# Aim
Where a line holds the word "this", copy that line.

-- Start Exercise inputs --

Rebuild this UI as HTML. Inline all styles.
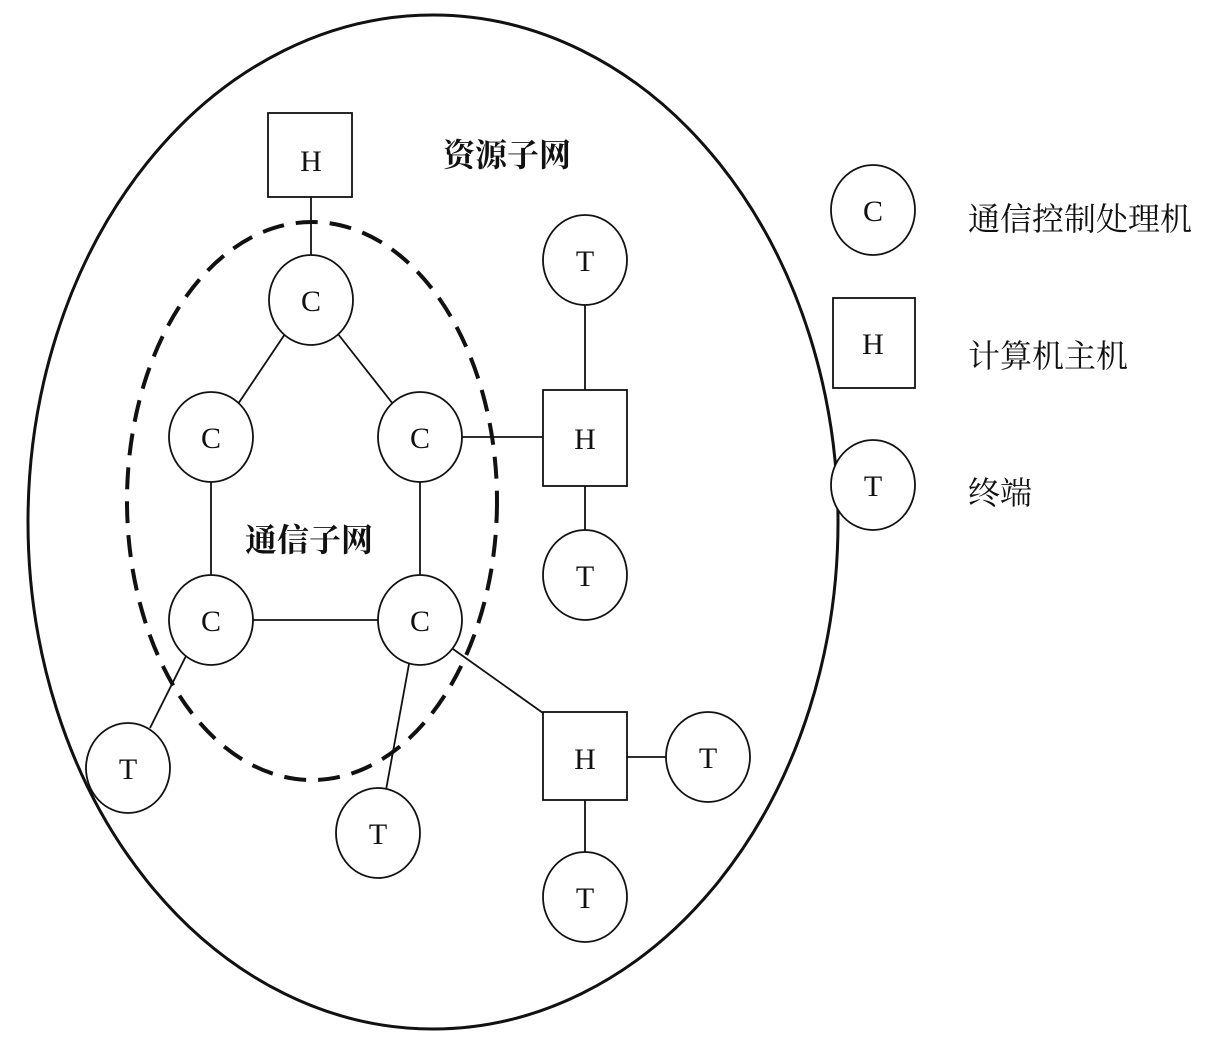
<!DOCTYPE html>
<html><head><meta charset="utf-8"><style>
html,body{margin:0;padding:0;background:#fff;}
svg text{font-family:"Liberation Serif","Noto Serif CJK SC",serif;}
.cjk{font-family:"Liberation Serif","Noto Serif CJK SC","Noto Sans CJK SC",serif;}
</style></head><body>
<svg width="1215" height="1050" viewBox="0 0 1215 1050" xmlns="http://www.w3.org/2000/svg">
<rect width="1215" height="1050" fill="#fff"/>
<g fill="none" stroke="#111">
<ellipse cx="433" cy="522" rx="405" ry="507" stroke-width="3"/>
<ellipse cx="312" cy="501" rx="185" ry="279" stroke-width="4" stroke-dasharray="22,12"/>
<g stroke-width="1.8">
<line x1="311" y1="197" x2="311" y2="256"/>
<line x1="285" y1="334" x2="238" y2="404"/>
<line x1="338" y1="334" x2="393" y2="404"/>
<line x1="211" y1="482" x2="211" y2="575"/>
<line x1="420" y1="482" x2="420" y2="575"/>
<line x1="253" y1="620" x2="378" y2="620"/>
<line x1="462" y1="437" x2="543" y2="437"/>
<line x1="585" y1="303" x2="585" y2="390"/>
<line x1="585" y1="486" x2="585" y2="531"/>
<line x1="186" y1="656" x2="150" y2="728"/>
<line x1="409" y1="664" x2="386" y2="790"/>
<line x1="453" y1="649" x2="543" y2="713"/>
<line x1="627" y1="757" x2="666" y2="757"/>
<line x1="585" y1="800" x2="585" y2="853"/>
</g>
<g stroke-width="1.8" fill="#fff">
<rect x="268" y="113" width="84" height="84"/>
<ellipse cx="311" cy="300" rx="42" ry="45"/>
<ellipse cx="211" cy="437" rx="42" ry="45"/>
<ellipse cx="420" cy="437" rx="42" ry="45"/>
<ellipse cx="211" cy="620" rx="42" ry="45"/>
<ellipse cx="420" cy="620" rx="42" ry="45"/>
<ellipse cx="585" cy="260" rx="42" ry="45"/>
<rect x="543" y="390" width="84" height="96"/>
<ellipse cx="585" cy="575" rx="42" ry="45"/>
<rect x="543" y="712" width="84" height="88"/>
<ellipse cx="708" cy="757" rx="42" ry="45"/>
<ellipse cx="585" cy="897" rx="42" ry="45"/>
<ellipse cx="128" cy="768" rx="42" ry="45"/>
<ellipse cx="378" cy="833" rx="42" ry="45"/>
<ellipse cx="873" cy="210" rx="42" ry="45"/>
<rect x="833" y="298" width="82" height="90"/>
<ellipse cx="873" cy="485" rx="42" ry="45"/>
</g>
</g>
<g font-size="30" fill="#111" text-anchor="middle">
<text x="311" y="171">H</text>
<text x="311" y="311">C</text>
<text x="211" y="448">C</text>
<text x="420" y="448">C</text>
<text x="211" y="631">C</text>
<text x="420" y="631">C</text>
<text x="585" y="271">T</text>
<text x="585" y="449">H</text>
<text x="585" y="586">T</text>
<text x="585" y="769">H</text>
<text x="708" y="768">T</text>
<text x="585" y="908">T</text>
<text x="128" y="779">T</text>
<text x="378" y="844">T</text>
<text x="873" y="221">C</text>
<text x="873" y="354">H</text>
<text x="873" y="496">T</text>
</g>
<g class="cjk" font-size="32" fill="#111">
<text x="443" y="166" font-weight="bold">资源子网</text>
<text x="245" y="551" font-weight="bold">通信子网</text>
<text x="968" y="230">通信控制处理机</text>
<text x="968" y="367">计算机主机</text>
<text x="968" y="504">终端</text>
</g>
</svg>
</body></html>
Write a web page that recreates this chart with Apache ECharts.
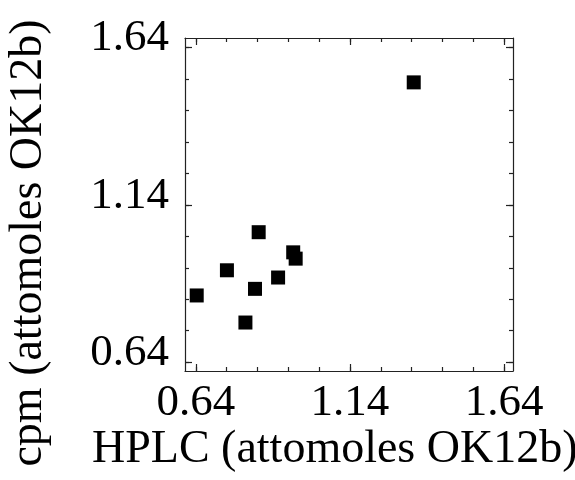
<!DOCTYPE html>
<html>
<head>
<meta charset="utf-8">
<script src="https://cdn.jsdelivr.net/npm/echarts@6/dist/echarts.min.js"></script>
<style>html,body{margin:0;padding:0;background:#fff}#c{width:575px;height:480px}</style>
</head>
<body>
<div id="c"></div>
<script>
var hplc = [1.347, 0.844, 0.956, 0.964, 0.741, 0.907, 0.832, 0.643, 0.801];
var cpm  = [1.529, 1.053, 0.989, 0.969, 0.932, 0.909, 0.873, 0.852, 0.766];
var majorTicks = [0.64, 1.14, 1.64];
var minorTicks = [0.64, 0.74, 0.84, 0.94, 1.04, 1.14, 1.24, 1.34, 1.44, 1.54, 1.64];
var tickLabels = ['0.64', '1.14', '1.64'];
var xTitle = 'HPLC (attomoles OK12b)';
var yTitle = 'cpm (attomoles OK12b)';
var xMin = 0.605, xMax = 1.669, yMin = 0.612, yMax = 1.670;

var FONT = '"Liberation Serif", "Times New Roman", serif';
var LINE = {show: true, lineStyle: {color: '#222', width: 1.2}};
function labelFmt(v) {
  for (var i = 0; i < majorTicks.length; i++) if (Math.abs(v - majorTicks[i]) < 1e-6) return tickLabels[i];
  return '';
}
function mkAxis(pos, vals, len, showLine, showLabel, isY) {
  var a = {
    type: 'value', position: pos,
    min: isY ? yMin : xMin, max: isY ? yMax : xMax,
    axisLine: showLine ? LINE : {show: false},
    axisTick: {show: true, inside: true, length: len, customValues: vals, lineStyle: {color: '#222', width: 1.2}},
    splitLine: {show: false},
    axisLabel: {show: false}
  };
  if (showLabel) {
    a.axisLabel = {
      show: true, customValues: majorTicks, formatter: labelFmt,
      fontFamily: FONT, fontSize: 45, color: '#000', margin: isY ? 16 : 10
    };
    if (isY) { a.axisLabel.verticalAlign = 'bottom'; a.axisLabel.lineHeight = 18; }
  }
  return a;
}
var chart = echarts.init(document.getElementById('c'), null, {renderer: 'canvas'});
chart.setOption({
  animation: false,
  backgroundColor: '#fff',
  grid: {left: 185, right: 62, top: 38, bottom: 109, containLabel: false},
  xAxis: [
    mkAxis('bottom', minorTicks, 4, true, true, false),
    mkAxis('bottom', majorTicks, 7, false, false, false),
    mkAxis('top', minorTicks, 4, true, false, false),
    mkAxis('top', majorTicks, 7, false, false, false)
  ],
  yAxis: [
    mkAxis('left', minorTicks, 4, true, true, true),
    mkAxis('left', majorTicks, 7, false, false, true),
    mkAxis('right', minorTicks, 4, true, false, true),
    mkAxis('right', majorTicks, 7, false, false, true)
  ],
  series: [{
    type: 'scatter', xAxisIndex: 0, yAxisIndex: 0,
    symbol: 'rect', symbolSize: 14,
    itemStyle: {color: '#000', opacity: 1},
    data: hplc.map(function (x, i) { return [x, cpm[i]]; })
  }],
  graphic: [
    {type: 'text', x: 92, y: 450,
     style: {text: xTitle, font: '46px ' + FONT, fill: '#000', align: 'left', verticalAlign: 'middle'}},
    {type: 'text', x: 29, y: 243, rotation: Math.PI / 2,
     style: {text: yTitle, font: '46px ' + FONT, fill: '#000', align: 'center', verticalAlign: 'middle'}}
  ]
});
</script>
</body>
</html>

-- End Exercise inputs --

# Task answer
Rebuild this UI as HTML. Inline all styles.
Write a web page that recreates this chart with Apache ECharts.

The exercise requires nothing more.